To appease or not to appease? That is the question.

I realised something this week. I made a connection that was a revelation, a watershed: my mother is an appeaser, she propitiates. She doesn’t cope well when I question my childhood experiences, so she denies any negative feelings I might have (my family probably believe they’re the only sort I have). She does the same with her eldest sister. To my mother, her mother, it seems, was a saint and could do no wrong. To my aunt, my nan did plenty wrong, but my mother flatly denies this could even be possible: “She never has a good word to say about Mum, she’s always running her down.” (That’s a euphemism, obviously, she didn’t get into a truck and try running her down that way!) I knew these things, but I never made the connection that her denial of other people’s feelings is an expression of her need to make things ‘steady’, to not rock the boat. The eureka moment came for me during a recent phone call. I had an argument with my sister a month or so ago and my mother stated “I hate it when you kids don’t get on, can’t you send her an email or phone her or something?” Then she said that my step-dad “thinks he’s done something to upset you”, and I could detect the tone in her voice that needed me to say, no he hasn’t, every thing’s fine. The fact that I’ve called him my step-dad here, and not my dad, will upset her desire for everything to be ‘happy’, stable and picture perfect. But it’s only in my family’s presence that I call him Dad and only because I was told to when they got married. In my mind, and when I talk about him to others he’s always my step-dad. Step-dad to me is not a negative thing, but I think that perhaps to my mother and her generation it’s somehow inferior to ‘Dad’. Maybe that’s because it would mean she’d have to admit that her first marriage went wrong? Who knows. I know that at my core I feel fatherless. My natural father wasn’t around much post the age of 6 and not at all post 7 (and I remember virtually nothing about him); my step-father was there from about the age of 8, but he wasn’t a father figure – and I don’t think he wanted to be either. The fact is, he is my step-father. It’s a fact and cannot be denied. But in order to appease my mother, I’ve been playing her game and have acquiesced to her vehement views of my childhood, my behaviour, my personality.

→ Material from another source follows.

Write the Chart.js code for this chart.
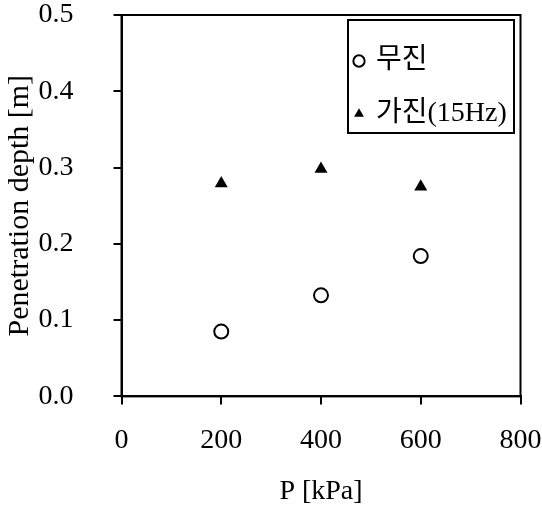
<!DOCTYPE html>
<html>
<head>
<meta charset="utf-8">
<script src="https://cdn.jsdelivr.net/npm/chart.js@4.4.0/dist/chart.umd.min.js"></script>
<style>
  html, body { margin: 0; padding: 0; background: #fff; }
  #wrap { width: 542px; height: 506px; }
</style>
</head>
<body>
<div id="wrap"><canvas id="grafica"></canvas></div>
<script>
// Datos
const presiones = [200, 400, 600];
const profMujin = [0.085, 0.1325, 0.184];
const profGajin = [0.279, 0.298, 0.275];
const etiquetas = ["무진", "가진(15Hz)"];
const ticksY = [0.0, 0.1, 0.2, 0.3, 0.4, 0.5];
const ticksX = [0, 200, 400, 600, 800];

const serif = "'Liberation Serif', 'Times New Roman', serif";
const padX = 19;
const padY = 40;

// Mover la leyenda dentro del area del grafico y dibujar su recuadro
const leyendaCaja = {
    id: "leyendaCaja",
    afterLayout(chart) {
        const area = chart.chartArea;
        const lg = chart.legend;
        const boxL = area.right - 172.5;
        const boxT = area.top + 5;
        lg.left = boxL - 17;
        lg.top = boxT + 2;
        lg.width = 200;
        lg.right = lg.left + lg.width;
        lg.height = area.bottom - lg.top;
        lg.bottom = area.bottom;
        lg.adjustHitBoxes();
    },
    afterDraw(chart) {
        const area = chart.chartArea;
        const ctx = chart.ctx;
        ctx.save();
        ctx.strokeStyle = "#000";
        ctx.lineWidth = 2;
        // marco del area
        ctx.strokeRect(area.left, area.top, area.right - area.left, area.bottom - area.top);
        // marco de la leyenda
        ctx.strokeRect(area.right - 172.5, area.top + 5, 166, 113);
        ctx.restore();
    }
};

const ctx = document.getElementById("grafica").getContext("2d");
new Chart(ctx, {
    type: "scatter",
    data: {
        datasets: [
            {
                label: etiquetas[0],
                data: presiones.map((p, i) => ({ x: p, y: profMujin[i] })),
                pointStyle: "circle",
                pointRadius: 7,
                pointBorderWidth: 2,
                borderColor: "#000",
                backgroundColor: "#fff",
                pointBackgroundColor: "#fff",
                pointBorderColor: "#000"
            },
            {
                label: etiquetas[1],
                data: presiones.map((p, i) => ({ x: p, y: profGajin[i] })),
                pointStyle: "triangle",
                pointRadius: 7.5,
                pointBorderWidth: 0,
                borderWidth: 0,
                borderColor: "#000",
                backgroundColor: "#000",
                pointBackgroundColor: "#000"
            }
        ]
    },
    options: {
        responsive: true,
        maintainAspectRatio: false,
        animation: false,
        layout: { padding: { top: 15, right: 21.5, left: 2.5, bottom: 0 } },
        plugins: {
            tooltip: { enabled: false },
            legend: {
                display: true,
                position: "chartArea",
                fullSize: false,
                align: "start",
                labels: {
                    usePointStyle: true,
                    boxWidth: 6,
                    boxHeight: 8,
                    padding: 25,
                    color: "#000",
                    font: { family: serif + ", 'Noto Sans CJK KR'", size: 28 }
                }
            }
        },
        scales: {
            x: {
                type: "linear",
                min: 0,
                max: 800,
                afterBuildTicks: axis => { axis.ticks = ticksX.map(v => ({ value: v })); },
                // Chart.js reserva el padding dos veces; se quita el sobrante
                afterFit: axis => { axis.paddingLeft = 0; axis.paddingRight = 0; axis.height -= padX; },
                grid: { drawOnChartArea: false, drawTicks: true, tickLength: 8, color: "#000", lineWidth: 2 },
                border: { display: true, color: "#000", width: 2 },
                ticks: { color: "#000", padding: padX, maxRotation: 0, font: { family: serif, size: 28 } },
                title: { display: true, text: "P [kPa]", color: "#000", padding: { top: 21, bottom: 0 }, font: { family: serif, size: 28, lineHeight: 1 } }
            },
            y: {
                type: "linear",
                min: 0,
                max: 0.5,
                afterBuildTicks: axis => { axis.ticks = ticksY.map(v => ({ value: v })); },
                afterFit: axis => { axis.paddingTop = 0; axis.paddingBottom = 0; axis.width -= padY; },
                grid: { drawOnChartArea: false, drawTicks: true, tickLength: 8, color: "#000", lineWidth: 2 },
                border: { display: true, color: "#000", width: 2 },
                ticks: {
                    color: "#000",
                    padding: padY,
                    font: { family: serif, size: 28 },
                    callback: v => v.toFixed(1)
                },
                title: { display: true, text: "Penetration depth [m]", color: "#000", padding: { top: 0, bottom: 0 }, font: { family: serif, size: 30 } }
            }
        }
    },
    plugins: [leyendaCaja]
});
</script>
</body>
</html>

And that was the revelation: I don’t need to capitulate with her need to make things okay. They are her needs and she should own them.  It doesn’t bother me any more that things aren’t okay; that’s life, it’s not a bunch of roses.  It was such a weight off my shoulders to realise that this is not my stuff and that I can just let it go.  I feel that suddenly I have a much deeper understanding of some aspect of her behaviour that will enable me to draw a line in the sand and say keep your stuff that side of it please, ‘cos I have enough of my own crap on this side to deal with!

Right, time’s up, I’m off the couch and away to bed.